大自然スラッシャー映画『バイオレント・ネイチャー』感想文

《推定睡眠時間:2分》

どうやら『13日の金曜日』みたいなスラッシャー映画らしいということは映画館に貼ってあった殺人鬼大写しのポスターから分かったのだがそれにしても『バイオレント・ネイチャー』とは? 暴力的な自然? スラッシャー映画にもいろんなタイトルがあって『バーニング』なんか一見どのへんがスラッシャーなのかわからないが、そんな中でもこのタイトルは異質に映る。このタイトルの意味は映画を最後まで観ればなんとなくわかるかもしれない。

元祖スラッシャーの『ハロウィン』ではラストシーンで惨劇の舞台となった家の誰も居ない各所をカメラが次々と捉えていくが、それに倣ってか『バイオレント・ネイチャー』ではスラッシャー殺人鬼が若者を殺して回った山の様々な美しい自然風景がこんな血まみれ映画のラストには似つかわしくなく映し出される。その直前のシーンである登場人物が長々と(いや本当に長々と…ちょっと寝てしまったほどに)山でクマに襲われた怖かった体験談みたいなのを話すので、どうもこのラストシーンは人間には征服できない、人智の及ばない畏怖すべき自然というものを暗示しているようなのだ。

映画の導入部で山にトラバサミを仕掛ける男がレンジャーに咎められていたり、ジェイソン風に不死の殺人鬼なんとか君は生前に山の開拓業者と対立して殺され復讐のために蘇った的なエピソードを若者たちがキャンプファイヤーを囲んで話していたりと、そう思えばたしかにこの映画には山と人間の関係に関する描写が数多い。

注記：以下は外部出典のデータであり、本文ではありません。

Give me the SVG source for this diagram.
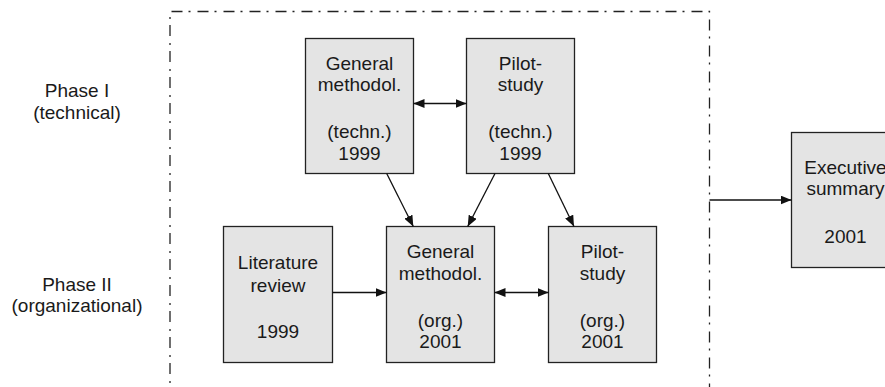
<svg xmlns="http://www.w3.org/2000/svg" width="885" height="387" viewBox="0 0 885 387">
  <defs>
    <style>
      .box { fill: #e4e4e4; stroke: #222; stroke-width: 1.3; }
      .t { font-family: "Liberation Sans", Arial, sans-serif; font-size: 19px; fill: #1a1a1a; text-anchor: middle; }
      .conn { stroke: #111; stroke-width: 1.3; fill: none; }
      .frame { stroke: #222; stroke-width: 1.3; fill: none; stroke-dasharray: 11 6 2 7; }
    </style>
    <marker id="ah" viewBox="0 0 11 9" markerUnits="userSpaceOnUse" markerWidth="11" markerHeight="9" refX="11" refY="4.5" orient="auto-start-reverse">
      <path d="M0,0 L11,4.5 L0,9 z" fill="#111"/>
    </marker>
  </defs>
  <rect width="885" height="387" fill="#fff"/>

  <path class="frame" d="M170,400 L170,11.5 L709.5,11.5 L709.5,400"/>

  <g id="phase1">
    <text class="t" x="77" y="97.3">Phase I</text>
    <text class="t" x="77" y="118.8">(technical)</text>
  </g>
  <g id="phase2">
    <text class="t" x="77" y="291">Phase II</text>
    <text class="t" x="77" y="312">(organizational)</text>
  </g>

  <g id="gm_tech">
    <rect class="box" x="305.5" y="38.5" width="108" height="135"/>
    <text class="t" x="359.5" y="70">General</text>
    <text class="t" x="359.5" y="91">methodol.</text>
    <text class="t" x="359.5" y="138">(techn.)</text>
    <text class="t" x="359.5" y="159.5">1999</text>
  </g>
  <g id="ps_tech">
    <rect class="box" x="466.5" y="38.5" width="108" height="135"/>
    <text class="t" x="520.5" y="70">Pilot-</text>
    <text class="t" x="520.5" y="91">study</text>
    <text class="t" x="520.5" y="138">(techn.)</text>
    <text class="t" x="520.5" y="159.5">1999</text>
  </g>
  <g id="lit">
    <rect class="box" x="223.5" y="226.5" width="109" height="136"/>
    <text class="t" x="278" y="269.3">Literature</text>
    <text class="t" x="278" y="291.7">review</text>
    <text class="t" x="278" y="337.7">1999</text>
  </g>
  <g id="gm_org">
    <rect class="box" x="386.5" y="226.5" width="108" height="136"/>
    <text class="t" x="440.5" y="258">General</text>
    <text class="t" x="440.5" y="280">methodol.</text>
    <text class="t" x="440.5" y="326.7">(org.)</text>
    <text class="t" x="440.5" y="348.3">2001</text>
  </g>
  <g id="ps_org">
    <rect class="box" x="548.5" y="226.5" width="108" height="136"/>
    <text class="t" x="602.5" y="258">Pilot-</text>
    <text class="t" x="602.5" y="280">study</text>
    <text class="t" x="602.5" y="326.7">(org.)</text>
    <text class="t" x="602.5" y="348.3">2001</text>
  </g>
  <g id="exec">
    <rect class="box" x="791.5" y="132.5" width="108" height="135"/>
    <text class="t" x="845.5" y="174.3">Executive</text>
    <text class="t" x="845.5" y="195">summary</text>
    <text class="t" x="845.5" y="242.7">2001</text>
  </g>

  <g id="connectors">
    <path class="conn" d="M413.5,103.5 L466.5,103.5" marker-start="url(#ah)" marker-end="url(#ah)"/>
    <path class="conn" d="M386.7,173.5 L413.3,226.5" marker-end="url(#ah)"/>
    <path class="conn" d="M495,173.5 L467.7,226.5" marker-end="url(#ah)"/>
    <path class="conn" d="M548.3,173.5 L574,226.5" marker-end="url(#ah)"/>
    <path class="conn" d="M332.5,292.5 L386.5,292.5" marker-end="url(#ah)"/>
    <path class="conn" d="M494.5,292.5 L548.5,292.5" marker-start="url(#ah)" marker-end="url(#ah)"/>
    <path class="conn" d="M709.5,200 L791.5,200" marker-end="url(#ah)"/>
  </g>
</svg>
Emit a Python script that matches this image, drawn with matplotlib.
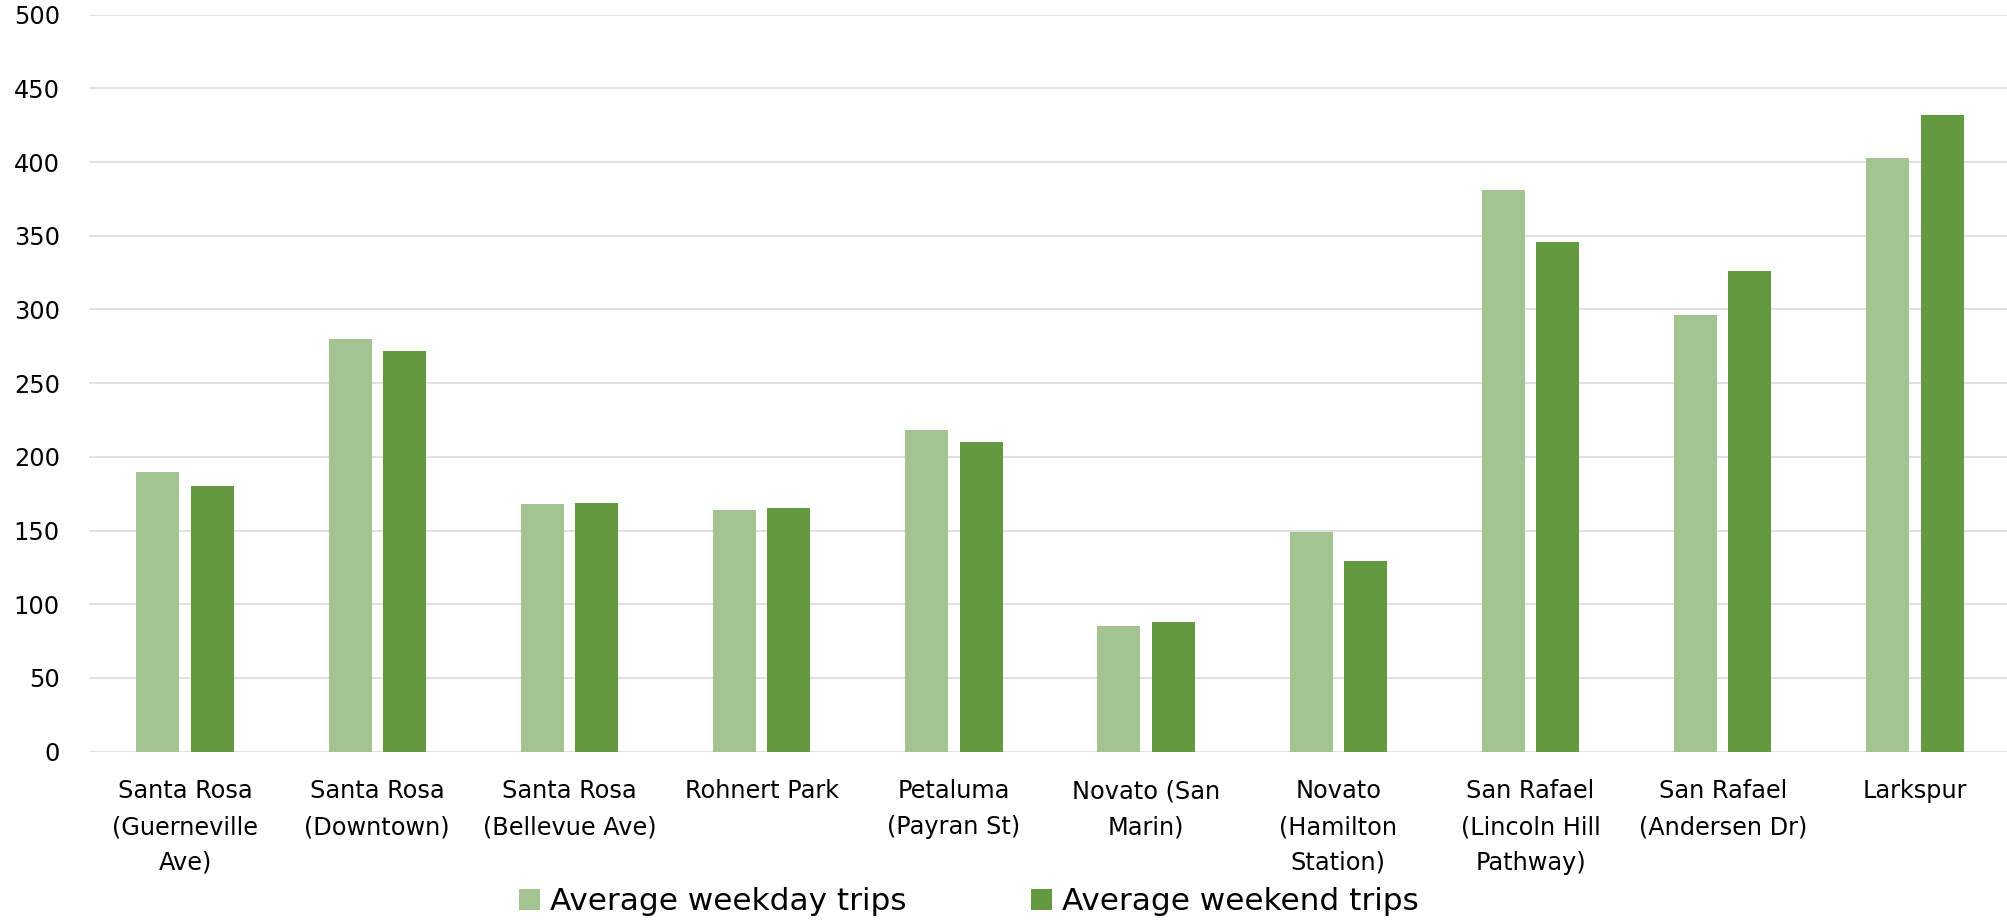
import matplotlib
matplotlib.use("Agg")
import matplotlib.pyplot as plt
import numpy as np

categories = [
    "Santa Rosa\n(Guerneville\nAve)",
    "Santa Rosa\n(Downtown)",
    "Santa Rosa\n(Bellevue Ave)",
    "Rohnert Park",
    "Petaluma\n(Payran St)",
    "Novato (San\nMarin)",
    "Novato\n(Hamilton\nStation)",
    "San Rafael\n(Lincoln Hill\nPathway)",
    "San Rafael\n(Andersen Dr)",
    "Larkspur",
]
weekday = [190, 280, 168, 164, 218, 85, 149, 381, 296, 403]
weekend = [180, 272, 169, 165, 210, 88, 129, 346, 326, 432]
series_names = ["Average weekday trips", "Average weekend trips"]
yticks = [0, 50, 100, 150, 200, 250, 300, 350, 400, 450, 500]

plt.rcParams['font.family'] = ['DejaVu Sans']

W, H = 2007, 923
fig = plt.figure(figsize=(W / 100, H / 100), dpi=100)
left = 89 / W
bottom = (H - 751.6) / H
top = (H - 14.7) / H
ax = fig.add_axes([left, bottom, 1922 / W, top - bottom])

x = np.arange(len(categories))
bw = 0.224
off = 0.1415
c1 = "#A3C490"
c2 = "#639A40"
b1 = ax.bar(x - off, weekday, bw, color=c1, label=series_names[0], zorder=3)
b2 = ax.bar(x + off, weekend, bw, color=c2, label=series_names[1], zorder=3)

ax.set_xlim(-0.5, len(categories) - 0.5)
ax.set_ylim(0, 500)
ax.set_yticks(yticks)
ax.set_yticklabels([str(v) for v in yticks])
ax.set_xticks(x)
ax.set_xticklabels(categories, linespacing=1.62)
ax.yaxis.grid(True, color="#D9D9D9", linewidth=1.1, zorder=0)
ax.set_axisbelow(True)
for s in ax.spines.values():
    s.set_visible(False)
ax.tick_params(axis="y", length=0, pad=21, labelsize=17.3, labelcolor="black")
ax.tick_params(axis="x", length=0, pad=20, labelsize=17.3, labelcolor="black")

fig.legend(handles=[b1, b2], labels=series_names, loc="center",
           bbox_to_anchor=(969 / W, 1 - 902 / H), ncol=2, frameon=False,
           fontsize=22.4, handlelength=0.68, handleheight=0.68,
           handletextpad=0.32, columnspacing=4.0, borderaxespad=0,
           borderpad=0)

fig.savefig("out.png", dpi=100)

つまり殺人鬼なんとか君は山の意志の代弁者であり、スラッシャー映画のスタイルを借りて自然の怒りを表現したのがこの映画だったわけである。だからタイトルが『バイオレント・ネイチャー』、暴力的な自然なわけだ。なるほどネー。

作ってる人の意図はわかりました。しかし面白いかどうかはまた別の話。まぁつまんなくは無いとおもう。殺人鬼なんとか君の殺しには湖で泳いでいた人の脚を引っ張って溺死させる(これなど単なる水難事故にも見えるので殺人鬼=山の自然という図式のわかりやすいシーンである)とか地味すぎるものもあるが、お腹に背中から鉄拳パンチで穴を開けてその穴を通して鉤で頭部を刺し腕を穴から引っこ抜くことですっぽり抜けた頭部がお腹の穴から背中側にコンニチワという『ザ・ミューティレーター/猟奇!惨殺魔』を思わせる良識ゼロの残酷殺害もあるので、とにかく容赦なく若者がちゃんと殺人鬼に殺されるという点では立派なスラッシャー映画といえよう。

ただ誰かが「テレンス・マリックの撮った『13日の金曜日』」と評していたようにお話の内容はあらすじ不要なドベタ王道のスラッシャー映画なのに映像スタイルは独特、全編通して劇判が一切無くBGMは山の環境音のみという中で、ビハインドカメラで殺人鬼なんとか君が山をぶらぶら歩くだけの姿を野生動物密着ドキュメントの如く延々と撮り続けるのだ。「テレンス・マリックの撮った『13日の金曜日』」とかふざけたこと抜かすなと読んだ時は思ったがたしかにある時期からテレンス・マリックはこういう撮影法で全然面白くない映画を量産するようになってしまったので言い得て妙だった。『名もなき生涯』なんかは山で撮ってるしこの映画とかなり雰囲気近いのでは(なお『名もなき生涯』は近年のテレンス・マリック監督作では珍しくちゃんと面白い方)

そんなわけでシナリオの面では超スラッシャー映画なのに演出の面ではスラッシャー映画を甚だしく逸脱しているというのがこの映画である。こういうのをきっと脱構築と言うのだろうな。それを斬新さと取るか退屈さと取るかは意見が分かれることだろう。変な映画は好きなので俺は結構楽しめましたけど、でも「気取ってるな~」とかはそれでもやっぱ思ったよ。A24がスラッシャー映画作ったらこんな風になるんだろうな~とか。ま、ともあれ、こういうスラッシャー映画も世の中にはあるってことでいいんじゃないすかね。ただ殺人鬼のマスクはダサすぎ。